Lowell Lecture Humanities Series Begins Sept. 22

Lowell Lecture Humanities Series Begins Sept. 22

Pulitzer winner, Newman biographer, controversial diplomat among guests

By Stephen Gawlik
Staff Writer
A visit to the depths of hell, a documentary film-maker's search for a novelist and one diplomat's concern about America's role in the world are among the subjects of discussion slated for this semester's Lowell Lecture Humanities Series.

For more than four decades the series has brought distinguished artists, poets, authors and dramatists to the Boston College campus. This semester will feature appearances by the 2003 Pulitzer Prize winner for Poetry, a memoirist who has recounted her family's experiences in the New Hampshire textile mills and a biographer who has written about the early years in the life of a prominent 19th century Catholic prelate.

The series kicks off on Sept. 22 at 7:30 p.m. in Devlin 101 with a reading by former BC faculty member Christopher McDonough titled "Inferno 24 and 25 (The Cantos of the Thieves)" from Dante's Commedia. McDonough, now director of the Classical Studies Department at the University of the South, once led a multi-year reading of the work while teaching at Boston College.
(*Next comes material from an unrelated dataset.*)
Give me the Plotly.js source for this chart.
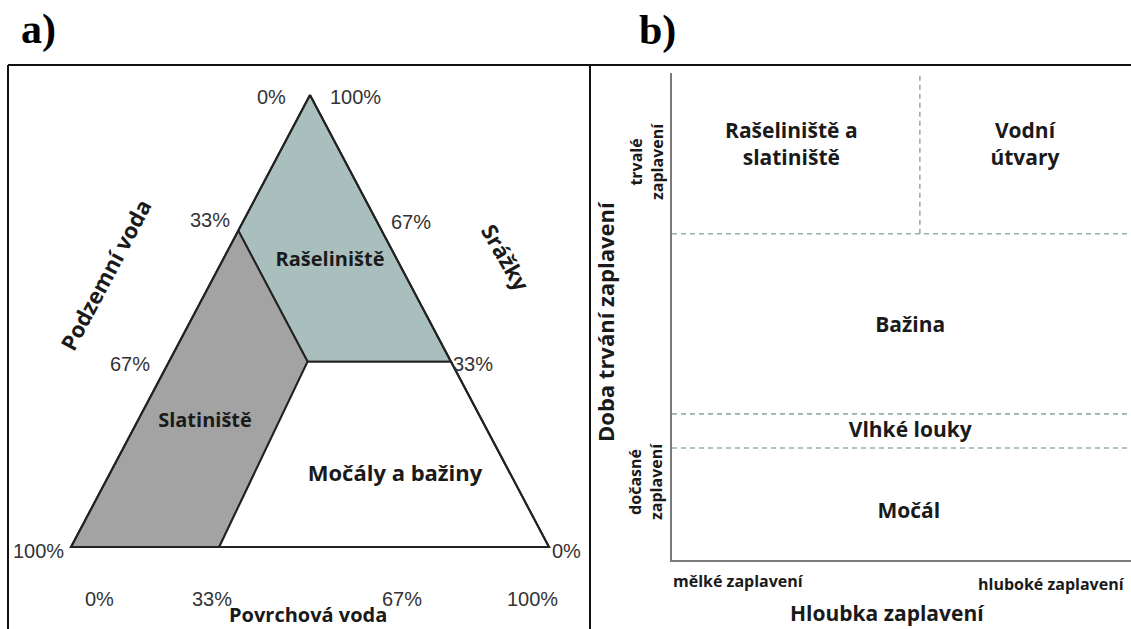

On Oct. 8 author Jane Brox reads from Five Thousand Days Like This One: An American Family History. A finalist for the National Book Critics Circle Award for nonfiction, her memoir retells the story of three generations of her family's history as immigrants working in the textile mills along the Merrimack River and their subsequent move toward agrarian life. (Devlin 101, 7:30 p.m.)

John Brady Kiesling, who in February resigned from his post as a senior American diplomat in protest of US policy in Iraq, will present "The Last Leader of the Free World: American Influence and a Skeptical Planet" on Oct. 30. (Gasson 100, 7:30 p.m.)

On Nov. 5, Mark Moskowitz will present his documentary film, "Stone Reader," about his search for author Dow Mossman, who wrote the highly praised The Stones of Summer and never published another work. (7:30 p.m., Higgins 300)

On Nov. 12, Yale University's John Hay Whitney Professor Frank Turner presents "The Newman of the Apologia and the Newman of History" based on his recent biography of the influential cardinal John Henry Newman. Turner's biography challenges hagiographic interpretations of Newman's life and presents a different view. (Gasson 100, 7:30 p.m.)

Long recognized as a leading poet of his generation in Ireland and Great Britain, 2003 Pulitzer Prize winner Paul Muldoon visits Boston College on Nov. 30 to read from his work. Born in Belfast and now living in the United States, Muldoon serves as professor of humanities and director of the Creative Writing Program at Princeton University and professor of poetry at Oxford University. His appearance is co-sponsored by the Irish Studies Program and Poetry Days. (Higgins 300, 7:30 p.m.)

All Humanities Series events are free and open to the public.